Anyway, Ana and I talked a lot about how blessed we are and how not everyone is so blessed--a lot of kids have probably never even HAD $40. We talked about how we can't let this event make us live in fear, because then the crooks win TWICE. We talked about how we approach life with the idea that because we're good people and try to do what is right, so does everyone else...and how that's not always the case.

She was SO upset. Less by the loss of the money than about the loss of something far more valuable: her sense of security and her trust that people are good and want the best for her.

She wanted to sleep with her bedroom door locked.

Hard lessons. Necessary lessons, yeah. But hard.

And just so you know that I am learning my own lessons about preconceived notions here in New York, after we left the museum, both kids were melting down and we had to pull into the first restaurant we saw. It turned out to not be kid-friendly, but my kids got something to eat and were very well-behaved (so well behaved that a couple sitting by us commented on it when we got up to leave.)

In the back of the restaurant was this long table with about twenty men seated around it, having lunch.
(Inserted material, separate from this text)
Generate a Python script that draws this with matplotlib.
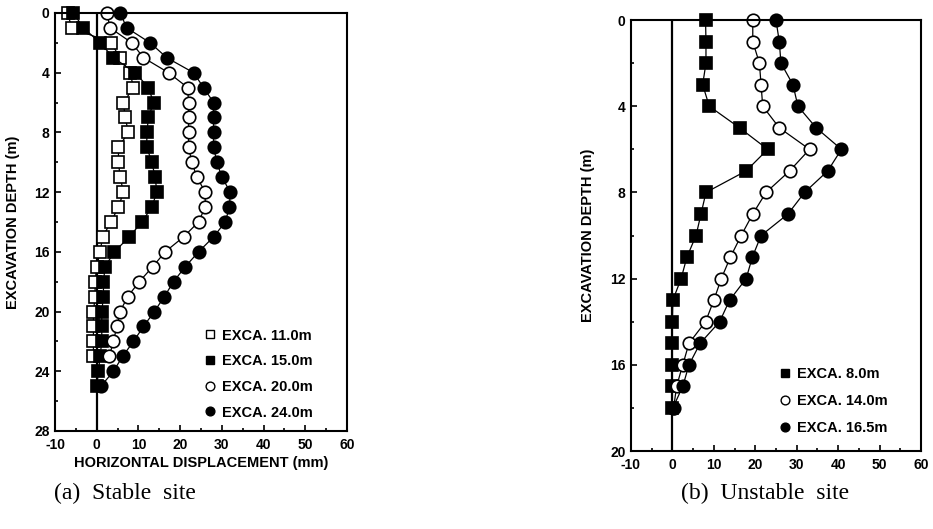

I got very nervous--dudes, if I had seen anyone kissing anyone else's ring, I was so going to have my kids stop, drop and roll right out the door. I've seen The Godfather, know what I'm sayin'?

Of course, it turned out to be a group celebrating some guy's retirement.

And the complimenting couple? The man cut me off in traffic shortly thereafter and flipped me the bird when I honked.

Comments

Hannah said…
Hard lessons indeed.

I was thinking about the same thing yesterday while driving my eldest home from Mad Science camp, where it sounded like he had a little run-in with a boy who'd previously been friendly to him. Of course I wanted to drill him all about the incident and counsel him on how to handle it in the future and what to do better, etc, etc. and then I realized, he's growing up and these things happen and I can't always jump in and help him work it out, and I have to trust him to learn from it and NOT being permanently scarred.

Bummer about the purse! That's such a violating feeling. Poor Ana. You handled it so well.
Becca said…
The man cut me off in traffic shortly thereafter and flipped me the bird when I honked

ha. of OCURSE he did! ahh, life.

poor Ana, so young to be learning the life lessons
Tenna Draper said…
Hard life lessons?

What you've described is ordinary life in New York. Poor Ana yes, but next time, she'll leave her purse at home, or with you--it's just too easy to lose track of things when you're having a good time....and better to learn such things at the $40 stage than at the $15,000 stage, which I learned when my 2nd husband decided to run off without paying a cent on the bankruptcy that he helped create!

Wait a minute...how did I just make this MY problem...such a trigger!

The worst of it, is that all you can do is decide that there are just really no caring people out there, and smile and let it roll off your back--you never know if that driver that flipped you off didn't have a gun in his glove compartment!!!! YIKES! And to think that there are some people who chase after people who do this very thing--for instance, I had a girlfriend who flipped someone off, and the woman and her boyfriend followed her to the gas station, got out and proceeded to beat the crud out of her.

Blessed be Judge Judy, who awarded her $5000 for her trouble, not a cent of which came out of the perp's pocket, but I tell you what, that person literally crawled under the podium while Judge Judy literally nailed her and the boyfriend to the wall! There is something to be said for public humiliation. I'd be willing to bet that she ended up the laughing stock of the entire family for her behavior.
CK Holder said…
What a coincidence! I was just going to write a post about being chased down this week after flipping the bird. Stay tuned!

There are far too many people out there who think they are normal but are completely off their rockers!

I'm so sorry for the disillusionment. It's not supposed to be that way.
farm suite said…
Um, "retirement"?

Was the poor chap looking over his shoulder all the time? Did you see any violin cases?
MadMad said…
What a great post - I love that ending!